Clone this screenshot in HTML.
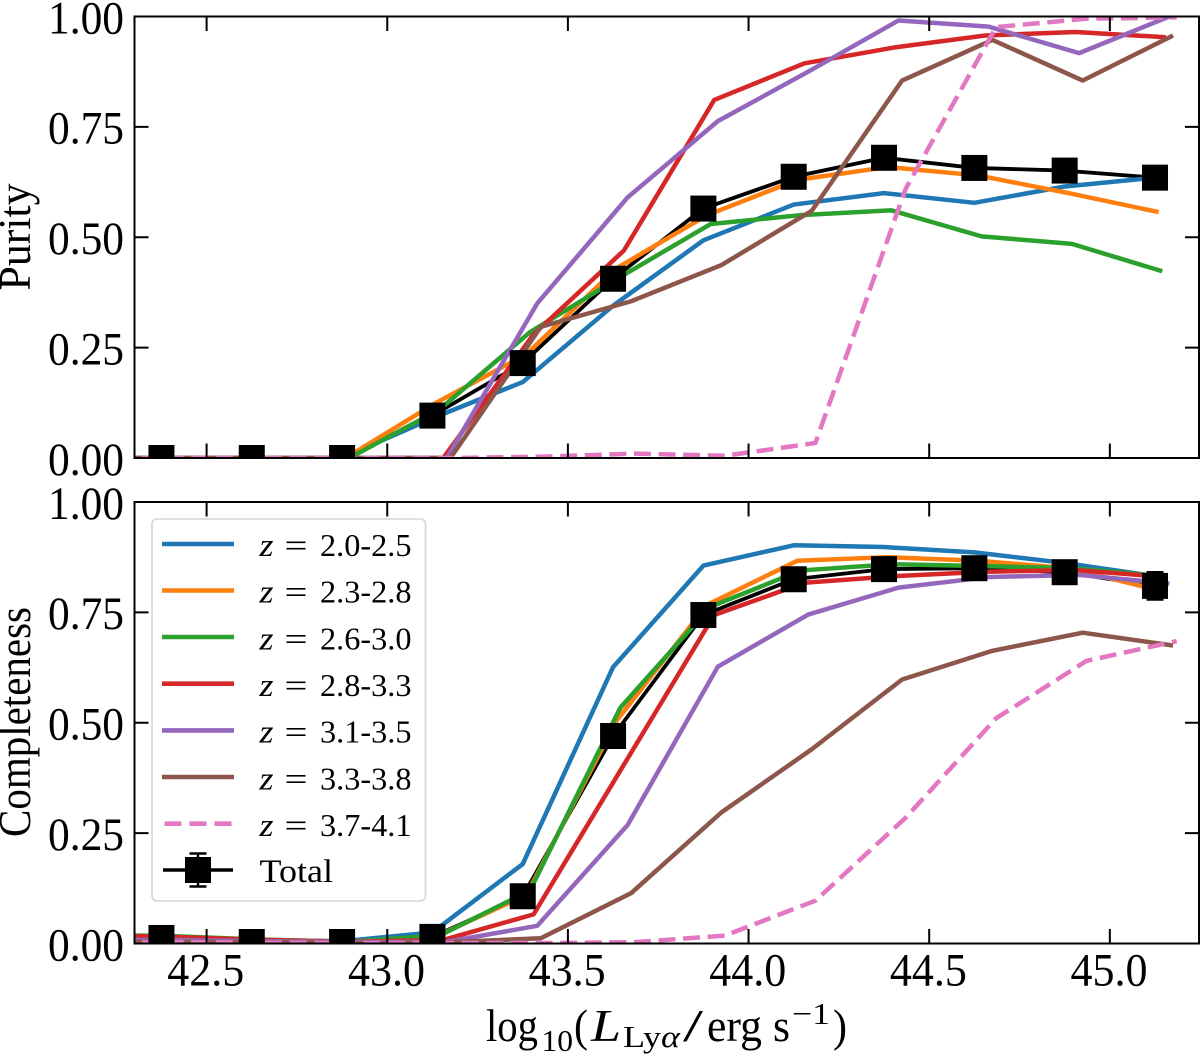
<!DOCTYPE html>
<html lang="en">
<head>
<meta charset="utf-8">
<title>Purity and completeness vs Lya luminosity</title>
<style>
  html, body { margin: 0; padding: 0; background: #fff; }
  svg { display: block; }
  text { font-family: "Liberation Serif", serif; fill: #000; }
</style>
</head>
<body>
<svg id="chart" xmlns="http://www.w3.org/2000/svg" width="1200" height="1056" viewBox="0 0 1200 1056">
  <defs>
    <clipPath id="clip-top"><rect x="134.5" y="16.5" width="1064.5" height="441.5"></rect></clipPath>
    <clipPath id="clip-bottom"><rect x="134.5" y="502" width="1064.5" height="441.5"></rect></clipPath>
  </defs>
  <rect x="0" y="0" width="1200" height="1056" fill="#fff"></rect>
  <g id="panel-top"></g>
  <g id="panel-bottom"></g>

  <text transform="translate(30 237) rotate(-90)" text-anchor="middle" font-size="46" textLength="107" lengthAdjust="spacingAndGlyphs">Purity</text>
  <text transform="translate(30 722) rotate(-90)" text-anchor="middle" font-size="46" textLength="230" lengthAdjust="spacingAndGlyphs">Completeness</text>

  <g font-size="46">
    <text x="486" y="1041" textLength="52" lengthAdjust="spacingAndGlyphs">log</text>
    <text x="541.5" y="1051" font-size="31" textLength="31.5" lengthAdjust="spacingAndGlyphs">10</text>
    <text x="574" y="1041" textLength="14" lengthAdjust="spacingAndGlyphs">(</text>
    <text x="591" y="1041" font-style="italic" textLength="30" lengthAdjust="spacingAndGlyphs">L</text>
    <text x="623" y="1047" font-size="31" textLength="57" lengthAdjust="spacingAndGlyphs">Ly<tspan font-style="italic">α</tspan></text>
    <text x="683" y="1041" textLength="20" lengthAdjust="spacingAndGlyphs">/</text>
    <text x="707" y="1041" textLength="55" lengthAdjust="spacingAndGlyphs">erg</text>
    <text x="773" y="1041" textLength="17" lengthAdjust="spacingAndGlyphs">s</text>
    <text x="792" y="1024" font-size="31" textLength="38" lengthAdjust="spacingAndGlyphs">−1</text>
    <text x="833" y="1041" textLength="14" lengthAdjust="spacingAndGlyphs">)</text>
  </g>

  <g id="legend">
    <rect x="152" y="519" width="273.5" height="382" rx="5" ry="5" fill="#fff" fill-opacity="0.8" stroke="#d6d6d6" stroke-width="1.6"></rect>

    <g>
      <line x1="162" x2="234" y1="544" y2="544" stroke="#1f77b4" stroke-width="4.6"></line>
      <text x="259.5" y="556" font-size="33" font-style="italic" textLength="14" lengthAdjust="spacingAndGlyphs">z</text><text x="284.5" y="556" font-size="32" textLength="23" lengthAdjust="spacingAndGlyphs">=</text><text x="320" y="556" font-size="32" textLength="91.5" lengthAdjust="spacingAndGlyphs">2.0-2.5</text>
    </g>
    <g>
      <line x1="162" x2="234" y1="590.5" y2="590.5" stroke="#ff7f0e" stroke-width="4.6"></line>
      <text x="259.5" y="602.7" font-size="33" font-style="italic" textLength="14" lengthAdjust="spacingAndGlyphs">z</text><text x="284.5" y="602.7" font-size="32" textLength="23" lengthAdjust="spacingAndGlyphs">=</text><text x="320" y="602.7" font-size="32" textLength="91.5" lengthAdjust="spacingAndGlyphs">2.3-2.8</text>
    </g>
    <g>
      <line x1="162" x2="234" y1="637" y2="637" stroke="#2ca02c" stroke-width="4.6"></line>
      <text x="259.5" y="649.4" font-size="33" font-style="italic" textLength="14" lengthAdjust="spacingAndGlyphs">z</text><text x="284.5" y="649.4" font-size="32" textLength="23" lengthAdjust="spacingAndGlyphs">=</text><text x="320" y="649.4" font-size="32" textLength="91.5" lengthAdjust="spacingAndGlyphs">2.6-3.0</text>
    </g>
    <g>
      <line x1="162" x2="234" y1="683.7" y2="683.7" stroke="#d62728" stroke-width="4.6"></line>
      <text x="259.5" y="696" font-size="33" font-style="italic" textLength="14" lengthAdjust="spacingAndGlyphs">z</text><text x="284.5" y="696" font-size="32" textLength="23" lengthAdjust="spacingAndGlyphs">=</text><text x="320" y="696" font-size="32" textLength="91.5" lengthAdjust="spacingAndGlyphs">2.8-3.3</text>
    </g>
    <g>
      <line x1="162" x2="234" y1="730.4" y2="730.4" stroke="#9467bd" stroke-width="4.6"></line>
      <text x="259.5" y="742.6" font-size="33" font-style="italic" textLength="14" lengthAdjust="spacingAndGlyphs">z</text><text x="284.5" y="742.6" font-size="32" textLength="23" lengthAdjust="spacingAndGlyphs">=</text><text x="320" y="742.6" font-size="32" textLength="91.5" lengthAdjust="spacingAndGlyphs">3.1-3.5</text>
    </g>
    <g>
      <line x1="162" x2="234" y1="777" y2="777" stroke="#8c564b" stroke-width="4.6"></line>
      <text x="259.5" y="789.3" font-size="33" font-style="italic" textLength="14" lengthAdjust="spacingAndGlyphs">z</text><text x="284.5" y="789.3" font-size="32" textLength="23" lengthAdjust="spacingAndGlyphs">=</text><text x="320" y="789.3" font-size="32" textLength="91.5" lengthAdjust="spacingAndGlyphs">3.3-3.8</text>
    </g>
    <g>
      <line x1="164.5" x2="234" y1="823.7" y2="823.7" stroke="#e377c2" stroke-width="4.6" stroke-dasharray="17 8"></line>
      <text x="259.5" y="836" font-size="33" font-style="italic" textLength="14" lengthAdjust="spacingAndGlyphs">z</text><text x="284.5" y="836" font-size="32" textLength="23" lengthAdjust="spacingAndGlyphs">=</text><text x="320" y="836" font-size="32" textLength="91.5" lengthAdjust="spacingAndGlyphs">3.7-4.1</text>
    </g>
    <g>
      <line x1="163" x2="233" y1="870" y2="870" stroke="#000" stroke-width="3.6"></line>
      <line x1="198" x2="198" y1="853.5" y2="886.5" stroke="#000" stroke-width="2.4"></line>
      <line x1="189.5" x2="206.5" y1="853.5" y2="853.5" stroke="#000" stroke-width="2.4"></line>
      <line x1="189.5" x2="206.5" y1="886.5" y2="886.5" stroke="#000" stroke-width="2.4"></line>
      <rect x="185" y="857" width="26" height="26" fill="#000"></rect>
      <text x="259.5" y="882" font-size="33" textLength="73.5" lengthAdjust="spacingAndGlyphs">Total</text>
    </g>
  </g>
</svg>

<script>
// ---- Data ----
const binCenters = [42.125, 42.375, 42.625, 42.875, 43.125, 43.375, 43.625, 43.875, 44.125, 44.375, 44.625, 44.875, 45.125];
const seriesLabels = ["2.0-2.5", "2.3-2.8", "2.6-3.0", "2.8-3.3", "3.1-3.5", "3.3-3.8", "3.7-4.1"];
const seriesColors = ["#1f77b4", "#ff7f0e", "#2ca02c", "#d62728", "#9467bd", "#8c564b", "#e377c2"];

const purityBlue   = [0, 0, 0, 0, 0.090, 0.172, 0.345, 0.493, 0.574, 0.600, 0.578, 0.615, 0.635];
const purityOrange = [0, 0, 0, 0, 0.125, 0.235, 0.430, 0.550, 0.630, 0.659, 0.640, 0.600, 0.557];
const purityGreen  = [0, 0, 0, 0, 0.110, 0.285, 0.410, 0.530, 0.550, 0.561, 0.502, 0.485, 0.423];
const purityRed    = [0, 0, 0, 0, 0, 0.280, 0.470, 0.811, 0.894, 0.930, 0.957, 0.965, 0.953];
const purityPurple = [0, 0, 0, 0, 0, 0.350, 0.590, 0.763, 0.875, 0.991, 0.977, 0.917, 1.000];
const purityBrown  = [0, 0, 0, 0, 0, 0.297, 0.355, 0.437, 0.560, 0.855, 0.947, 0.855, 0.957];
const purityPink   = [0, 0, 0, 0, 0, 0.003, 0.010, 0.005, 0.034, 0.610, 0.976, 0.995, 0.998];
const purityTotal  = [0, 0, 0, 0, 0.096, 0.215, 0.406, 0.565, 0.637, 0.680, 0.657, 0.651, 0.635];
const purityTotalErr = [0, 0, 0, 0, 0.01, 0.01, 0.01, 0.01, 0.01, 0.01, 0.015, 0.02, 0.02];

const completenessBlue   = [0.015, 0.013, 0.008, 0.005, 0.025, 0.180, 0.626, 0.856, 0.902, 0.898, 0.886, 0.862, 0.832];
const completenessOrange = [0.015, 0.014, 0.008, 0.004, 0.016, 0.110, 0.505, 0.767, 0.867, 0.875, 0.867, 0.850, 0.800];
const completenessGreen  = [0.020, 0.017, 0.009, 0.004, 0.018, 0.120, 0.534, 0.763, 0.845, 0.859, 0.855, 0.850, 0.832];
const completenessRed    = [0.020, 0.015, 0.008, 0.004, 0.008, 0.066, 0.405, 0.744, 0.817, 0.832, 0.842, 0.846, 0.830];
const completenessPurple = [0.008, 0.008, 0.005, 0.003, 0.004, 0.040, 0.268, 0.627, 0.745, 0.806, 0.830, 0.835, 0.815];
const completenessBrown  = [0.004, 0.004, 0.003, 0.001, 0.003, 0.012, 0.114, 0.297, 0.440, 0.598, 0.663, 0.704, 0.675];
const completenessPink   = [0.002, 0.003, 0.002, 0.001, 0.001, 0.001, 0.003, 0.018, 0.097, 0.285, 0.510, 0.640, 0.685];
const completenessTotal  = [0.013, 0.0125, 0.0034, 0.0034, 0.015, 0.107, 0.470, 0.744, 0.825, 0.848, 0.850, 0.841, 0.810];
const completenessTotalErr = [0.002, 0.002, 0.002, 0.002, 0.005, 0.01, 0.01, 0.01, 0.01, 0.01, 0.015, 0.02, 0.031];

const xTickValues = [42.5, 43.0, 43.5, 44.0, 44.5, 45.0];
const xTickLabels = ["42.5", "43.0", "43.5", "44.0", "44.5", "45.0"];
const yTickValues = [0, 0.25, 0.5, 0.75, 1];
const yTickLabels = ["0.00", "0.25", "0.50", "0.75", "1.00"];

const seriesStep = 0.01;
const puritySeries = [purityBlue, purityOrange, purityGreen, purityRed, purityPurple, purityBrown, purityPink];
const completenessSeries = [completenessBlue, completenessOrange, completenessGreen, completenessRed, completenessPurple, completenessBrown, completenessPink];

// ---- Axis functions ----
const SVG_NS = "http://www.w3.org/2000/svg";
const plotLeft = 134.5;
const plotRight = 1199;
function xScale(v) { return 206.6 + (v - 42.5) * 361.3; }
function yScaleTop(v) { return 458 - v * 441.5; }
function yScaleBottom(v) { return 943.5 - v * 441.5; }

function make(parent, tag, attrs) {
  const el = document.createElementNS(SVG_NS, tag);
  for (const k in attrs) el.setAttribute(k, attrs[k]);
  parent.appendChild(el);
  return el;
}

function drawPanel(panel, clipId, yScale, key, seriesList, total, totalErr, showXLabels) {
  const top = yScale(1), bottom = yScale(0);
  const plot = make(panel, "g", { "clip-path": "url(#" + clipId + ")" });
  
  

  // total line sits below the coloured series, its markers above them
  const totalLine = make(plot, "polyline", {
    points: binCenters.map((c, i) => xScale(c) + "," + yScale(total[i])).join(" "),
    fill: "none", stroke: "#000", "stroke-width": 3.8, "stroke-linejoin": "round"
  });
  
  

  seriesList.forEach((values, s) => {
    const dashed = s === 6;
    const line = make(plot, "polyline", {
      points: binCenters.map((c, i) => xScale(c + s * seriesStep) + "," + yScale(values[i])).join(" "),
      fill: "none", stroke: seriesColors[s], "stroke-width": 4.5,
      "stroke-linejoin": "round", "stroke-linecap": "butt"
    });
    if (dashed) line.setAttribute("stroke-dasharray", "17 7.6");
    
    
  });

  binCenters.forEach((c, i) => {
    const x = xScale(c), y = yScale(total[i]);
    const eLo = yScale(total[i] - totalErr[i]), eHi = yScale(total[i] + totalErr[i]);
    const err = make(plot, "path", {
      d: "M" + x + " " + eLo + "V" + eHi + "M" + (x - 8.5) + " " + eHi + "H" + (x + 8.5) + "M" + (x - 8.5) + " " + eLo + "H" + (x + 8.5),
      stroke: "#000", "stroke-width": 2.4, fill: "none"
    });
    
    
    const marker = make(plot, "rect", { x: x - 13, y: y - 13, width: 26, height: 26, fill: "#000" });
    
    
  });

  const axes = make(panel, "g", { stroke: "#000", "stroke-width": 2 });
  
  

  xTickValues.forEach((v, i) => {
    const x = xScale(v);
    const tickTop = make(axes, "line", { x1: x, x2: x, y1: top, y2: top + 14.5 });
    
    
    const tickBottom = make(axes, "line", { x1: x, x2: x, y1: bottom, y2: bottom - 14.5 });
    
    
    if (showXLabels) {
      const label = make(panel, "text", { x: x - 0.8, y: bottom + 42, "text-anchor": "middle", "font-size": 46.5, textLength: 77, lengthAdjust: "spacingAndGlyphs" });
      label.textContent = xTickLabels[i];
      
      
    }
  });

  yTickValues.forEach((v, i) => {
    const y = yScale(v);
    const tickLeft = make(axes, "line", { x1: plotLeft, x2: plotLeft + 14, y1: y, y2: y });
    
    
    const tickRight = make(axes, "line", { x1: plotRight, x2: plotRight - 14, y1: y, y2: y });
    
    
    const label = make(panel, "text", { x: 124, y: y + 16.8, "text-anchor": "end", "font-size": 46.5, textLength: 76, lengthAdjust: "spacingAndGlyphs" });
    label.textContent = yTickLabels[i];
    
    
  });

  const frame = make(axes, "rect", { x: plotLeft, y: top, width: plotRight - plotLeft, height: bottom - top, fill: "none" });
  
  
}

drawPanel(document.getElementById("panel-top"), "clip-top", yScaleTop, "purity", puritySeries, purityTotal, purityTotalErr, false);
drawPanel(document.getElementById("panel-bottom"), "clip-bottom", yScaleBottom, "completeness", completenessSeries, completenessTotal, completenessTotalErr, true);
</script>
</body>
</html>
· · · · ·
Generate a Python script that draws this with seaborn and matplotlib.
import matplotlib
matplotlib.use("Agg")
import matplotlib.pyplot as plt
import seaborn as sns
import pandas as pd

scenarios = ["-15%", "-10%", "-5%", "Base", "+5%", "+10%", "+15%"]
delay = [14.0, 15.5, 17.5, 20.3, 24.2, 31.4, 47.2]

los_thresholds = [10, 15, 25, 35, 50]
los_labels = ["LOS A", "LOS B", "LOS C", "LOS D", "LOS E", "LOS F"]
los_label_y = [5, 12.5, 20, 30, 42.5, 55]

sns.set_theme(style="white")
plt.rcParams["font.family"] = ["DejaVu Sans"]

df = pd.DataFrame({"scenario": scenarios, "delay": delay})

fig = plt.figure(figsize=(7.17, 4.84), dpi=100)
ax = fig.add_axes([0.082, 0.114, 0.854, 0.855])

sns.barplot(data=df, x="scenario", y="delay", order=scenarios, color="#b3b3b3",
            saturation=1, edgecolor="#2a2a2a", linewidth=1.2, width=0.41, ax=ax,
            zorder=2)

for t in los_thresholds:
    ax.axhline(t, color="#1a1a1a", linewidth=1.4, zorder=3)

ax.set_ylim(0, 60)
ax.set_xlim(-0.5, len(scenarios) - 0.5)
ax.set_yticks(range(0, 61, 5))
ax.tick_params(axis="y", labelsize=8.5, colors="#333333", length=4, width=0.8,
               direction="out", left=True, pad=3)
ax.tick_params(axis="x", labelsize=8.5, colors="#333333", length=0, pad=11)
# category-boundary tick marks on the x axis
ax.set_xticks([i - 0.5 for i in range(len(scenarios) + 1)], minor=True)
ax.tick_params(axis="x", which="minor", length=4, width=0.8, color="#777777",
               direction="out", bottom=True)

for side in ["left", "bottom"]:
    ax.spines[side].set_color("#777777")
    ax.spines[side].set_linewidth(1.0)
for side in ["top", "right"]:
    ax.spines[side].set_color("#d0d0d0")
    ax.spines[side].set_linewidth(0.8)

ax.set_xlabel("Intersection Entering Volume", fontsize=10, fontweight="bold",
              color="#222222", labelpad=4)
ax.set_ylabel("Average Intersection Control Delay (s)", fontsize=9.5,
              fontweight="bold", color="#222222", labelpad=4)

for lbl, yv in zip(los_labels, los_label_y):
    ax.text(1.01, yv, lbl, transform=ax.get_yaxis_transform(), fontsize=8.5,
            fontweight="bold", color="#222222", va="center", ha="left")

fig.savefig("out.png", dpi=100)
· · · · ·
Work to be completed: Show, from the listing above, each line that contains the word "seaborn".

Output:
Generate a Python script that draws this with seaborn and matplotlib.
import seaborn as sns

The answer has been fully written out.